Me dejaron trabajar como y cuando me diese la gana. Por la mañana surfeábamos y después me iba a mi casita a currar, a mi ritmo, disfrutando de lo lindo. Nunca se me ha olvidado cuánto me gusta mi profesión, pero hacía tiempo que no la gozaba de esta manera. Me había saturado de clientes, de presupuestos, de inútiles que no tienen ni idea de lo que hacen ni lo que dicen pero que juegan a ser Peter Jackson por un día. De soplapollas y de cutres. De España. Esa nefasta España carente de profesionales y plagada de jefecitos. De ineptos. He llegado aquí, me han dicho tú eres el que sabe de esto, tú mandas, y me han dado carta blanca. Ni un solo día me han preguntado cuánto falta para terminar. Ni una sola vez han metido baza.

Cuando se lo enseñé, el tío se subía por las paredes. Yo ya lo sabía porque a mí mismo me parecía brutal después de verlo seiscientas veces. Ni un solo comentario de jefecito. Ni una aportación de esas a las que estoy tan acostumbrado en las que el listo de turno tiene que poner su sello sea como sea, su “desaportación”, para luego poder decir que la guinda del video es gracias a su genial idea.

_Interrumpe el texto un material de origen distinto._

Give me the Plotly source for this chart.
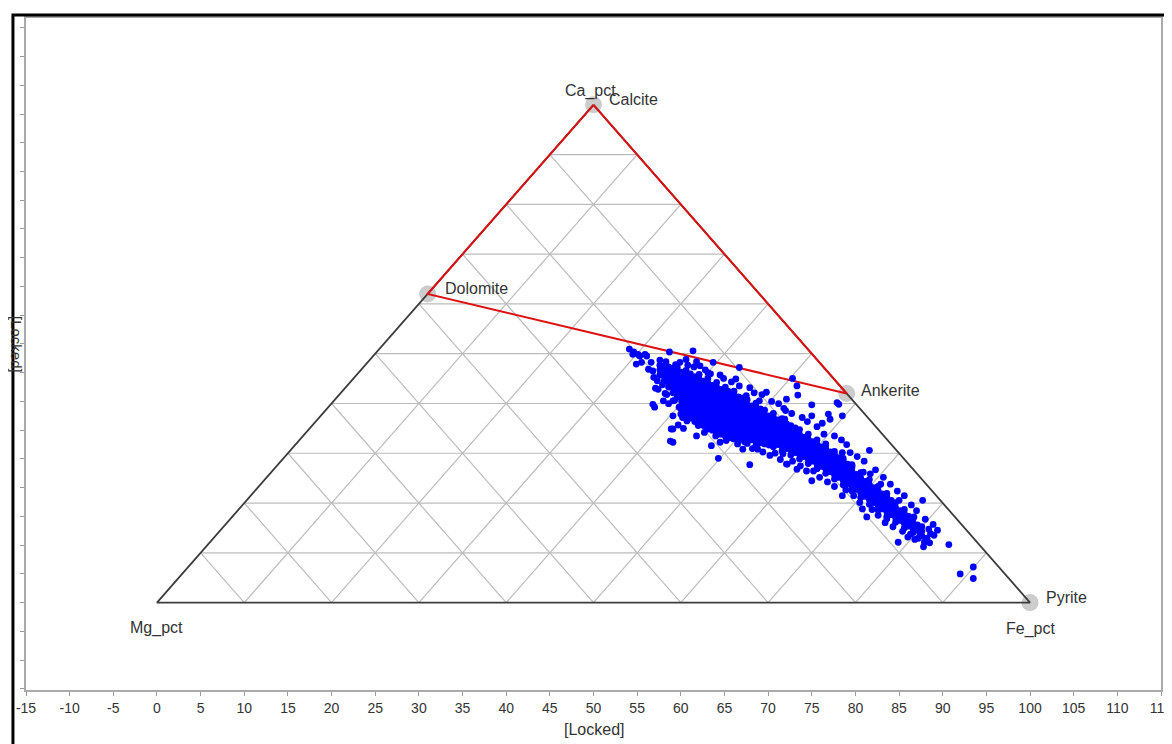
import math
import plotly.graph_objects as go

# ---------------- data ----------------
vertex_labels = ["Ca_pct", "Mg_pct", "Fe_pct"]
minerals = ["Calcite", "Dolomite", "Ankerite", "Pyrite"]
mineral_ca = [1.0, 0.62, 0.42, 0.0]
mineral_mg = [0.0, 0.38, 0.0, 0.0]
mineral_fe = [0.0, 0.0, 0.58, 1.0]

x_tickvals = list(range(-15, 120, 5))
x_ticktext = ["-15", "-10", "-5", "0", "5", "10", "15", "20", "25", "30", "35", "40",
              "45", "50", "55", "60", "65", "70", "75", "80", "85", "90", "95", "100",
              "105", "110", "115"]
y_tickvals = list(range(-15, 105, 5))

# dense core of samples (x position, list of y values)
core_x = [57.6, 58.1, 58.6, 59.1, 59.6, 60.1, 60.6, 61.1, 61.6, 62.1, 62.6, 63.1, 63.6,
          64.1, 64.6, 65.1, 65.6, 66.1, 66.6, 67.1, 67.6, 68.1, 68.6, 69.1, 69.6, 70.1,
          70.6, 71.1, 71.6, 72.1, 72.6, 73.1, 73.6, 74.1, 74.6, 75.1, 75.6, 76.1, 76.6,
          77.1, 77.6, 78.1, 78.6, 79.1, 79.6, 80.1, 80.6, 81.1, 81.6, 82.1, 82.6, 83.1,
          83.6, 84.1, 84.6, 85.1, 85.6, 86.1, 86.6, 87.1, 87.6]
core_y = [
    [39.6, 40.5, 41.3],
    [38.6, 39.5, 40.3, 41.1],
    [37.5, 38.4, 39.3, 40.1, 41.0],
    [36.5, 37.4, 38.3, 39.1, 40.0, 40.8],
    [35.8, 36.6, 37.5, 38.4, 39.2, 40.1, 40.9],
    [34.1, 35.0, 35.8, 36.7, 37.6, 38.4, 39.3, 40.1],
    [32.6, 33.5, 34.4, 35.2, 36.1, 36.9, 37.8, 38.7, 39.5, 40.4],
    [32.1, 33.0, 33.8, 34.6, 35.5, 36.4, 37.2, 38.1, 39.0, 39.8],
    [31.5, 32.4, 33.3, 34.1, 35.0, 35.9, 36.7, 37.6, 38.4, 39.3],
    [31.1, 32.0, 32.9, 33.7, 34.6, 35.5, 36.3, 37.2, 38.0, 38.9, 39.7],
    [30.8, 31.6, 32.5, 33.3, 34.2, 35.1, 35.9, 36.8, 37.6, 38.5],
    [30.4, 31.3, 32.1, 33.0, 33.9, 34.7, 35.6, 36.4, 37.3, 38.2, 39.0],
    [30.0, 30.9, 31.8, 32.6, 33.5, 34.4, 35.2, 36.1, 36.9, 37.8],
    [29.7, 30.6, 31.5, 32.3, 33.2, 34.0, 34.9, 35.8, 36.6, 37.5, 38.3],
    [29.3, 30.2, 31.1, 31.9, 32.8, 33.7, 34.5, 35.4, 36.2, 37.1],
    [29.0, 29.9, 30.7, 31.6, 32.4, 33.3, 34.2, 35.0, 35.9, 36.7, 37.5],
    [28.7, 29.6, 30.4, 31.3, 32.1, 33.0, 33.9, 34.7, 35.6, 36.4],
    [29.2, 30.1, 31.0, 31.8, 32.7, 33.5, 34.4, 35.2, 36.1, 36.8],
    [28.2, 29.0, 29.8, 30.7, 31.5, 32.4, 33.2, 34.1, 34.9, 35.8],
    [28.8, 29.6, 30.5, 31.3, 32.2, 33.0, 33.9, 34.7, 35.6],
    [27.7, 28.5, 29.3, 30.2, 31.0, 31.9, 32.7, 33.6, 34.4, 35.3],
    [28.3, 29.1, 30.0, 30.8, 31.7, 32.5, 33.4, 34.2],
    [27.3, 28.1, 28.9, 29.8, 30.6, 31.5, 32.3, 33.2, 34.0, 34.7],
    [27.8, 28.6, 29.5, 30.3, 31.2, 32.0, 32.9, 33.7],
    [27.6, 28.4, 29.3, 30.1, 31.0, 31.8, 32.7, 33.5],
    [27.4, 28.2, 29.1, 29.9, 30.8, 31.6, 32.5],
    [27.1, 27.9, 28.8, 29.6, 30.5, 31.3, 32.2, 32.9],
    [27.5, 28.4, 29.2, 30.1, 30.9, 31.8],
    [26.4, 27.2, 28.1, 28.9, 29.8, 30.6, 31.5, 32.0],
    [26.8, 27.7, 28.5, 29.4, 30.2, 31.1],
    [25.7, 26.5, 27.4, 28.2, 29.1, 29.9, 30.8],
    [26.1, 27.0, 27.8, 28.7, 29.5, 30.4],
    [25.0, 25.8, 26.7, 27.5, 28.4, 29.2, 30.1],
    [25.4, 26.3, 27.1, 28.0, 28.8],
    [24.2, 25.0, 25.9, 26.7, 27.6, 28.4, 29.3],
    [24.6, 25.5, 26.3, 27.2, 28.0],
    [23.3, 24.1, 25.0, 25.8, 26.7, 27.5, 28.3],
    [23.7, 24.6, 25.4, 26.3, 27.1],
    [22.5, 23.3, 24.2, 25.0, 25.9, 26.7, 27.3],
    [22.8, 23.7, 24.5, 25.4, 26.2],
    [21.5, 22.3, 23.2, 24.0, 24.9, 25.7, 26.3],
    [21.8, 22.7, 23.5, 24.4, 25.2],
    [20.5, 21.3, 22.2, 23.0, 23.9, 24.7, 25.1],
    [20.7, 21.6, 22.4, 23.3, 24.1],
    [19.4, 20.2, 21.1, 21.9, 22.8, 23.6, 24.0],
    [19.7, 20.6, 21.4, 22.3],
    [18.3, 19.1, 20.0, 20.8, 21.7, 22.6],
    [18.5, 19.4, 20.2, 21.1],
    [17.1, 17.9, 18.8, 19.6, 20.5, 21.4],
    [17.4, 18.3, 19.1, 20.0],
    [16.1, 16.9, 17.8, 18.6, 19.5, 20.2],
    [16.3, 17.2, 18.0, 18.9],
    [15.0, 15.8, 16.7, 17.5, 18.3, 19.0],
    [15.3, 16.2, 17.0, 17.8],
    [14.0, 14.8, 15.7, 16.5, 17.4],
    [14.3, 15.2, 16.0],
    [13.0, 13.8, 14.7, 15.5, 16.2],
    [13.3, 14.2, 15.0],
    [12.2, 13.0, 13.8, 14.6],
    [12.7, 13.5],
    [11.6, 12.4, 13.2],
]

# scattered samples around the core
scatter_x = [54.1, 54.5, 55.1, 55.9, 54.9, 55.5, 56.6, 56.8, 57.6, 58.7, 61.4, 61.8, 66.7,
             72.8, 73.4, 72.1, 69.8, 66.7, 65.4, 64.5, 63.1, 57.4, 57.1, 56.8, 57.0, 58.0,
             59.1, 59.1, 59.1, 59.1, 59.7, 60.3, 61.8, 63.1, 63.5, 64.3, 64.5, 66.0, 67.1,
             67.9, 68.8, 70.2, 71.7, 72.1, 70.6, 67.5, 69.0, 59.9, 60.6, 62.2, 63.7, 60.1,
             61.0, 75.0, 78.1, 78.5, 76.9, 77.1, 75.0, 72.0, 72.7, 71.9, 76.4, 76.6, 78.5,
             79.4, 81.6, 72.2, 73.3, 75.0, 75.2, 78.5, 80.8, 81.3, 83.6, 85.0, 86.7, 87.7,
             84.9, 86.0, 87.4, 88.4, 89.0, 87.8, 87.9, 90.7, 92.0, 93.5, 93.5, 81.7, 79.6,
             82.9, 80.9, 88.6, 88.2, 86.8, 73.3, 77.9, 54.6, 55.3, 56.1, 58.9, 58.8,
             58.3, 59.4, 60.8, 61.5, 62.8, 63.4, 64.9, 65.8, 66.3, 67.9, 68.4, 69.3, 70.4,
             71.2, 71.8, 73.9, 74.5, 75.6, 76.2, 77.6, 78.4, 79.0, 80.2, 81.0, 82.3, 83.2,
             84.0, 84.8, 85.6, 86.4, 87.0, 88.0, 88.9, 89.4,
             58.2, 58.6, 60.0, 60.7, 62.0, 62.7, 64.0, 65.2, 66.5, 67.3, 68.2, 69.4, 70.8,
             71.4, 72.8, 73.7, 74.4, 75.9, 76.8, 77.6, 78.9, 79.8, 80.5, 81.9, 82.6, 83.4,
             84.3, 85.4, 86.3, 87.2, 88.5,
             57.9, 58.4, 59.3, 59.8, 60.4, 56.3, 56.9, 57.3, 60.2]
scatter_y = [44.1, 43.2, 43.2, 43.2, 41.5, 41.8, 41.8, 40.3, 42.2, 43.6, 43.8, 41.9, 40.9,
             39.0, 36.1, 35.4, 36.6, 37.7, 36.8, 39.6, 40.0, 37.1, 37.3, 34.5, 34.0, 35.1,
             35.1, 32.5, 30.2, 27.9, 30.9, 30.3, 29.0, 30.2, 27.3, 25.1, 27.9, 28.5, 26.7,
             24.0, 26.7, 25.6, 25.9, 24.1, 27.4, 36.0, 35.1, 41.8, 42.3, 41.2, 41.8, 33.4,
             32.8, 34.4, 34.5, 32.5, 32.8, 31.9, 32.5, 33.4, 32.9, 31.9, 29.3, 27.6, 26.1,
             26.1, 26.5, 24.1, 23.2, 21.2, 22.9, 18.6, 16.3, 14.9, 14.6, 17.8, 14.9, 17.8,
             10.5, 11.4, 12.0, 12.8, 11.7, 9.7, 10.5, 10.1, 5.0, 6.2, 4.2, 22.4, 23.8,
             20.6, 22.7, 12.0, 11.2, 11.0, 37.7, 34.8, 43.6, 42.9, 42.9, 30.2, 28.1,
             41.9, 41.4, 41.3, 41.0, 40.5, 39.8, 39.0, 38.4, 38.9, 37.4, 36.5, 36.2, 35.0,
             34.6, 33.8, 32.2, 31.5, 30.6, 31.2, 29.0, 28.3, 27.5, 25.4, 24.6, 23.1, 21.8,
             20.6, 19.4, 18.6, 17.0, 16.0, 14.5, 13.6, 12.6,
             36.4, 34.6, 32.8, 31.6, 30.8, 29.6, 29.0, 28.2, 27.6, 28.0, 26.8, 26.2, 26.0,
             24.9, 24.6, 23.8, 22.9, 21.8, 21.0, 20.2, 19.6, 18.6, 17.4, 16.2, 15.2, 13.9,
             13.2, 12.4, 11.9, 11.2, 10.4,
             37.9, 36.2, 35.2, 34.0, 33.3, 40.6, 39.2, 38.6, 32.2]

# ---------------- helpers ----------------
H = 100 * math.sqrt(3) / 2


def tern_xy(ca, mg, fe):
    s = ca + mg + fe
    return 100 * fe / s + 50 * ca / s, H * ca / s


sample_x, sample_y = [], []
for cx, ys in zip(core_x, core_y):
    for yv in ys:
        sample_x.append(cx)
        sample_y.append(yv)
sample_x += scatter_x
sample_y += scatter_y

# ternary grid lines at 10% steps
gx, gy = [], []
for k in range(1, 10):
    f = k / 10
    for a, b in [((f, 1 - f, 0), (f, 0, 1 - f)),      # constant Ca
                 ((0, 1 - f, f), (1 - f, 0, f)),      # constant Fe
                 ((0, f, 1 - f), (1 - f, f, 0))]:     # constant Mg
        p, q = tern_xy(*a), tern_xy(*b)
        gx += [p[0], q[0], None]
        gy += [p[1], q[1], None]

corner = [tern_xy(1, 0, 0), tern_xy(0, 1, 0), tern_xy(0, 0, 1)]
mxy = [tern_xy(c, m, f) for c, m, f in zip(mineral_ca, mineral_mg, mineral_fe)]

fig = go.Figure()
fig.add_trace(go.Scatter(x=gx, y=gy, mode="lines", line=dict(color="#bcbcbc", width=1.2),
                         hoverinfo="skip"))
fig.add_trace(go.Scatter(x=[p[0] for p in mxy], y=[p[1] for p in mxy], mode="markers",
                         marker=dict(size=17, color="#cccccc"), hoverinfo="skip"))
tri = corner + [corner[0]]
fig.add_trace(go.Scatter(x=[p[0] for p in tri], y=[p[1] for p in tri], mode="lines",
                         line=dict(color="#3c3c3c", width=1.8), hoverinfo="skip"))
red = [mxy[0], mxy[1], mxy[2], mxy[0]]
fig.add_trace(go.Scatter(x=[p[0] for p in red], y=[p[1] for p in red], mode="lines",
                         line=dict(color="#dd1111", width=2), hoverinfo="skip"))
fig.add_trace(go.Scatter(x=sample_x, y=sample_y, mode="markers",
                         marker=dict(size=6.8, color="#0000ff", line=dict(width=0))))

font_family = "Liberation Sans, Arial, sans-serif"
lab_font = dict(family=font_family, size=16, color="#333333")
ann = []
# vertex labels
ann.append(dict(x=corner[0][0], y=corner[0][1], text=vertex_labels[0], xanchor="center",
                yanchor="middle", xshift=-3, yshift=14, showarrow=False, font=lab_font))
ann.append(dict(x=corner[1][0], y=corner[1][1], text=vertex_labels[1], xanchor="center",
                yanchor="middle", yshift=-25, showarrow=False, font=lab_font))
ann.append(dict(x=corner[2][0], y=corner[2][1], text=vertex_labels[2], xanchor="center",
                yanchor="middle", yshift=-26, showarrow=False, font=lab_font))
shifts = [(13, 5), (15, 5), (12, 3), (14, 5)]
for name, p, (dx, dy) in zip(minerals, mxy, shifts):
    ann.append(dict(x=p[0], y=p[1], text=name, xanchor="left", yanchor="middle",
                    xshift=dx, yshift=dy, showarrow=False, font=lab_font))
# axis titles
ann.append(dict(x=0.5, y=0, xref="paper", yref="paper", text="[Locked]", xanchor="center",
                yanchor="top", yshift=-29, showarrow=False, font=lab_font))
ann.append(dict(x=0, y=0.5, xref="paper", yref="paper", text="[Locked]", xanchor="center",
                yanchor="middle", xshift=-9, yshift=10, textangle=90, showarrow=False,
                font=dict(family=font_family, size=15, color="#333333")))

fig.update_layout(
    width=1172, height=744,
    margin=dict(l=16, r=16, t=8, b=62),
    paper_bgcolor="white", plot_bgcolor="white",
    showlegend=False,
    annotations=ann,
    shapes=[dict(type="rect", xref="paper", yref="paper", x0=-0.0115, x1=1.3,
                 y0=-0.5, y1=1.0045, line=dict(color="black", width=3), layer="above")],
    xaxis=dict(range=[-15, 115], tickvals=x_tickvals, ticktext=x_ticktext,
               ticks="outside", ticklen=4, tickcolor="#999999", showline=True,
               linecolor="#aaaaaa", linewidth=1.5, mirror=True, showgrid=False,
               zeroline=False, tickfont=dict(family=font_family, size=14, color="#333333")),
    yaxis=dict(range=[-15.2, 101.7], tickvals=y_tickvals, showticklabels=False,
               ticks="outside", ticklen=4, tickcolor="#999999", showline=True,
               linecolor="#aaaaaa", linewidth=1.5, mirror=True, showgrid=False,
               zeroline=False),
)

fig.write_html("out.html")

Más logos, más logos, más logos.
Nick me pidió corregir dos fallos, uno por mi ignorancia en el inglés y otro por mi ignorancia sobre surf.

No ha habido dinero de por medio y eso, de alguna manera, se nota. Yo me sentía totalmente recompensado por mi trabajo, con las clases de surf por la cara, el excelente alojamiento y las cenas. La playa, los delfines, la libertad, la tranquilidad y, sobre todo, la confianza en mi trabajo. Él cumplió su parte del trato con creces y yo me volqué en la mía. Estaba tan motivado que había días que ya me había acostado y la cabeza no dejaba de girar con ideas para el video, y si se me ocurría algo tenía que levantarme y probarlo, y entonces me daban las tres de la madrugada frente al ordenador. Como en los buenos viejos tiempos. Un día le dije: “Está acabado, creo que es bueno”. “Estoy seguro”, me contestó.


Suerte que nunca le hago caso a las primeras impresiones. Suerte que insistí en venir aquí, aparcar la carretilla e intentar realizar mi primer trabajo audiovisual en Nueva Zelanda, con todos los obstáculos que tenía de por medio. Sin ordenador, sin software, sin internet. Suerte que el dinero no lo compra todo. Suerte que la felicidad sigue estando a la vuelta de la esquina. Solo hace falta un poco de suerte. Y un mucho de tesón.